The guidance tells the services they do not have to make any records public until after a trial ends. It gives the military the discretion to suppress key trial information, such as transcripts and exhibits. And in cases where the defendant is found not guilty, the military services will be allowed to keep the entire record secret permanently, preventing any review of how those cases are handled.
ProPublica’s lawsuit challenges the legality of the guidance.
“Congress mandated transparency from our military to make certain that crimes like sexual assault don’t fester in secrecy as they have for years. But the Navy rejected this law,” Sarah Matthews, ProPublica’s deputy general counsel, said. “It keeps even heinous criminal accusations under wraps except in the rarest of circumstances, something that the law, and the First Amendment, cannot tolerate.”

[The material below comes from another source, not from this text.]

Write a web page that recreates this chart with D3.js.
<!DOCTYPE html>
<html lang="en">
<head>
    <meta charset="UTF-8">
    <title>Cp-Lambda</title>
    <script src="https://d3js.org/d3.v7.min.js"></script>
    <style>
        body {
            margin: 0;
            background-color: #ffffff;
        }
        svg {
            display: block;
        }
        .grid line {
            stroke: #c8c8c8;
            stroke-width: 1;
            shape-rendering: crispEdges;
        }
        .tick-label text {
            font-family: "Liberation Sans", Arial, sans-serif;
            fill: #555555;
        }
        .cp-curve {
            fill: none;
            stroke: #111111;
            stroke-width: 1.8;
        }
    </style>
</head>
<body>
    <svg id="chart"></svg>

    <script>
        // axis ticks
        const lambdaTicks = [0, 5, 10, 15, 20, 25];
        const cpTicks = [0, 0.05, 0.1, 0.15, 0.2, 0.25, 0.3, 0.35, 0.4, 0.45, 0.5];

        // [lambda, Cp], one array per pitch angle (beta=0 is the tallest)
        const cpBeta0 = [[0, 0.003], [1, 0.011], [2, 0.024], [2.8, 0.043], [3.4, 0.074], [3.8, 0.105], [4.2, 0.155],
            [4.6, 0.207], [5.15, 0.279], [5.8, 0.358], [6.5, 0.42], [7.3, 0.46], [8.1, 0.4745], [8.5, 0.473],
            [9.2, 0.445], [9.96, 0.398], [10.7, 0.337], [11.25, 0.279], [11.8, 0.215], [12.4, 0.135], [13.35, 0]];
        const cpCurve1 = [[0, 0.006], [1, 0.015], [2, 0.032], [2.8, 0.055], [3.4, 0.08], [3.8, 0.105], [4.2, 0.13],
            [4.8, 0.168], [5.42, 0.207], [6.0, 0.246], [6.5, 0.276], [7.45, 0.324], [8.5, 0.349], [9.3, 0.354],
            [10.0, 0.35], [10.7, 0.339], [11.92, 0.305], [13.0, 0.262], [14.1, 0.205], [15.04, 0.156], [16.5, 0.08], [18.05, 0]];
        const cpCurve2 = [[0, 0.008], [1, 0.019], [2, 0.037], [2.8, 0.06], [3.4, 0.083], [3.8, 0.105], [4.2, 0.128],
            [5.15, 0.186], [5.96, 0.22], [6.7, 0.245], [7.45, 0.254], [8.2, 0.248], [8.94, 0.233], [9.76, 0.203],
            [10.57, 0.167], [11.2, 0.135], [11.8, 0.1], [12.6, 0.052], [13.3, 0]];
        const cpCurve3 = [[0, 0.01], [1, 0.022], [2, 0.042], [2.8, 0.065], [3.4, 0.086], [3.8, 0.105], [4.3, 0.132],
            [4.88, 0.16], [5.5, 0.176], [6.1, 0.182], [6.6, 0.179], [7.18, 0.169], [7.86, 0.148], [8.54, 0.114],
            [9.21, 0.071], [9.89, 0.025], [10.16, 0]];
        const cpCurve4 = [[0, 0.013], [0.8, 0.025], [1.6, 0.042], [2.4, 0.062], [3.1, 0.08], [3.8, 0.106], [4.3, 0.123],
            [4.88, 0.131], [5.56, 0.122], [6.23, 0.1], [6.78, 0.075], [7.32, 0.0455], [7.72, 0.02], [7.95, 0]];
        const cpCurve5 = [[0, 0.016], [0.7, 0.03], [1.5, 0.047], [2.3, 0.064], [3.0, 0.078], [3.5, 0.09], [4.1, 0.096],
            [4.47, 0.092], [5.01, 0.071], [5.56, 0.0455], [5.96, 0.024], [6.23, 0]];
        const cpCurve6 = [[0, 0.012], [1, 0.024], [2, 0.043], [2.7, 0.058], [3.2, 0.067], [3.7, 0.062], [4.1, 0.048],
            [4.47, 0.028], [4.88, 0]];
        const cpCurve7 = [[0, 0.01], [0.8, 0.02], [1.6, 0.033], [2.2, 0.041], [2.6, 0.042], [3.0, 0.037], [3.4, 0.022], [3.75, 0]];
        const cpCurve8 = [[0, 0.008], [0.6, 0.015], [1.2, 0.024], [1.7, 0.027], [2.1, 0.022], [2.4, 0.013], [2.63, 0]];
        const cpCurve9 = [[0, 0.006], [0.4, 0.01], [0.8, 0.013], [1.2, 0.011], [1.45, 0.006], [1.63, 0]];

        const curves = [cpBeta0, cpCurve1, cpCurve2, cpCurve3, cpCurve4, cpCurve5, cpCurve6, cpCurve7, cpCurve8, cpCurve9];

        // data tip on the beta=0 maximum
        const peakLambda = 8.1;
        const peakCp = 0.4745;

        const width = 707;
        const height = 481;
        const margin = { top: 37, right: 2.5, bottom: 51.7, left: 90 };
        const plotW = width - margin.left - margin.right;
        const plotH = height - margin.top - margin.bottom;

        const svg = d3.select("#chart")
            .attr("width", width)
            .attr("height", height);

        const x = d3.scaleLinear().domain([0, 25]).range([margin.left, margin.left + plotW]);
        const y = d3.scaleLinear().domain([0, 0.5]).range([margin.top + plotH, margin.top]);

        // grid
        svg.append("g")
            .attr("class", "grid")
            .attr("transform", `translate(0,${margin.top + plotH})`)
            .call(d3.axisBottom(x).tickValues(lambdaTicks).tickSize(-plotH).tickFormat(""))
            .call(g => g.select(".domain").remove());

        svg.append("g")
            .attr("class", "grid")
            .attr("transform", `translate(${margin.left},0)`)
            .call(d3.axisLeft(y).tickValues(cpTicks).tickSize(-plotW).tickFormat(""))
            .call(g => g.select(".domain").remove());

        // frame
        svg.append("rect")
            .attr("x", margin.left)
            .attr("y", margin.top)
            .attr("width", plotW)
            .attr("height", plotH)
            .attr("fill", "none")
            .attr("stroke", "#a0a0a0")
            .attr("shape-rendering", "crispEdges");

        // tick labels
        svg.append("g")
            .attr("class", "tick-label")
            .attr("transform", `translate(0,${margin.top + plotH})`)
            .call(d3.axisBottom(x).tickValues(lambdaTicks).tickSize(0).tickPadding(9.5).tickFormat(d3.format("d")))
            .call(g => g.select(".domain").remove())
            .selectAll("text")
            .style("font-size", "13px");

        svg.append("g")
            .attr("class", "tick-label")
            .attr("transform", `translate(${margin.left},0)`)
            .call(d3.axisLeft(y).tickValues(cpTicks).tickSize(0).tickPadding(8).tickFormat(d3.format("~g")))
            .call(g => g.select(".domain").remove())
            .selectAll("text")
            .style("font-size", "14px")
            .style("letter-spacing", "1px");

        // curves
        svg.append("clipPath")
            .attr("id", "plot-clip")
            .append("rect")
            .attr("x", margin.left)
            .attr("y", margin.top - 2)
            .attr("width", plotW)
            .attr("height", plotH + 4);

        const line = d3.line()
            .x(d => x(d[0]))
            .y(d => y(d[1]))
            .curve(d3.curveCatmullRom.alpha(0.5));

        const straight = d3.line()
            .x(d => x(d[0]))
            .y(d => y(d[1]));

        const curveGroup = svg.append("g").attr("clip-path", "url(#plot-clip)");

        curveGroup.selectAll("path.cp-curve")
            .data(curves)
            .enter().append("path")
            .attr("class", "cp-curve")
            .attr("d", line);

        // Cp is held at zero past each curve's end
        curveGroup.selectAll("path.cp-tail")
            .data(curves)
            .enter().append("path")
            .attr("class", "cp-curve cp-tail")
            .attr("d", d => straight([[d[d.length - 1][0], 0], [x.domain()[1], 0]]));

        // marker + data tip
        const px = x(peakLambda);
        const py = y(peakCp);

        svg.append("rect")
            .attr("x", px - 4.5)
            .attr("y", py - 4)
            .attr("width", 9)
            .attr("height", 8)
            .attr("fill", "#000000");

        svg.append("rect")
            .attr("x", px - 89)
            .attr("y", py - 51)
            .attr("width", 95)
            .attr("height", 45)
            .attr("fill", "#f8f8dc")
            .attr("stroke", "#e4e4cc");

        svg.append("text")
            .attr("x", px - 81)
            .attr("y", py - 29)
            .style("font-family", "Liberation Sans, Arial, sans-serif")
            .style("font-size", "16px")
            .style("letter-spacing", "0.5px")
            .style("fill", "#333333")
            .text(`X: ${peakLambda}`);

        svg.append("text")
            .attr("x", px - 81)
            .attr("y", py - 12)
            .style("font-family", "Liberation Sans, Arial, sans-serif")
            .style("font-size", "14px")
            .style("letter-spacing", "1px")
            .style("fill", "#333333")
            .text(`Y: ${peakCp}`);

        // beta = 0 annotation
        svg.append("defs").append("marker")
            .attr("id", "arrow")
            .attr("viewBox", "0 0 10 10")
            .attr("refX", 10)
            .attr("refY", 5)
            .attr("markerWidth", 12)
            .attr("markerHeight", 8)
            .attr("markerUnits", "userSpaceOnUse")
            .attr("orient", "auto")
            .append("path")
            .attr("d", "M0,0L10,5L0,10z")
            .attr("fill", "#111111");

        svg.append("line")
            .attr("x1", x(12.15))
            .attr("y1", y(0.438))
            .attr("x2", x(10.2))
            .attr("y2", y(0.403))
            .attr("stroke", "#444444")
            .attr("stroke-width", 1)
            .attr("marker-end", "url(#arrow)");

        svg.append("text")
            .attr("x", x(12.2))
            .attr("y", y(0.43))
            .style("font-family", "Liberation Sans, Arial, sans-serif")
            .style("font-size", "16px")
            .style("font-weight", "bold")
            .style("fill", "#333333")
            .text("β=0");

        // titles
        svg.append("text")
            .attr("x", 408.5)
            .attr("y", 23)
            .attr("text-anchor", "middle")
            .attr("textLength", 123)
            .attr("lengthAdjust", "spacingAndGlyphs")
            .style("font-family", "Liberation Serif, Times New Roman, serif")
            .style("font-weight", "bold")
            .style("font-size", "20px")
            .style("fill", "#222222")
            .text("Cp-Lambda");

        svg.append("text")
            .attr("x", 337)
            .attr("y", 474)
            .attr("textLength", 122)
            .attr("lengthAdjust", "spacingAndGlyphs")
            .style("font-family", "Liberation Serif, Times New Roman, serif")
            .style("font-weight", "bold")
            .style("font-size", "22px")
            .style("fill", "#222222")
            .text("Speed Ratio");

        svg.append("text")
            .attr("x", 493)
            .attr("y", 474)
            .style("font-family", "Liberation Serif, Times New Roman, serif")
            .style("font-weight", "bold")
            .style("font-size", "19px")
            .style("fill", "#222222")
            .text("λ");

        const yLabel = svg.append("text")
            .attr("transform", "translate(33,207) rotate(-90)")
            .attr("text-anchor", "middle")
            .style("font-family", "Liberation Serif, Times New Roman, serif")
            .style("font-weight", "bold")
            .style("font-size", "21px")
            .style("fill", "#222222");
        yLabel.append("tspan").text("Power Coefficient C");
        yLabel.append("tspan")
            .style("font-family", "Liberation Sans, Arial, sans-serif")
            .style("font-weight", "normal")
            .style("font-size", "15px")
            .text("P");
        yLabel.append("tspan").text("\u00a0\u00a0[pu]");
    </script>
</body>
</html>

Since the Pentagon guidance has been released, ProPublica has requested court documents from the Navy in 70 active sexual assault cases, including ones involving rape and sexual assault of a child, as well as three homicides. ProPublica also requested records for active sexual assault cases not listed on the public docket but received none. The Navy told ProPublica in March the requests were being considered in light of the new guidance. Little seems to have changed.
Of the sexual assault cases, ProPublica has received limited records from just 14 — and only after they were closed. The Navy released limited records in two of the homicide cases. The Navy will not release court transcripts, exhibits or any pretrial records. In federal and state courts, those records are almost always public except in narrow circumstances.
Throughout the lawsuit, and as recently as April, the Navy has cited the federal Privacy Act as a reason the service can’t release court records to ProPublica. Yet, in 2021, the Pentagon issued a public notice saying that due to Congress’ mandate for transparency, the Privacy Act did not prevent the disclosure of military court records.
This led the staff of the Military Justice Review Panel, an independent body created by Congress, to conclude in a research paper that the rules are “inconsistent with the disclosure requirements of the law.”
The court has not yet ruled on the Navy’s motion to dismiss ProPublica’s suit. The service said its new rules will be issued by Sept. 14.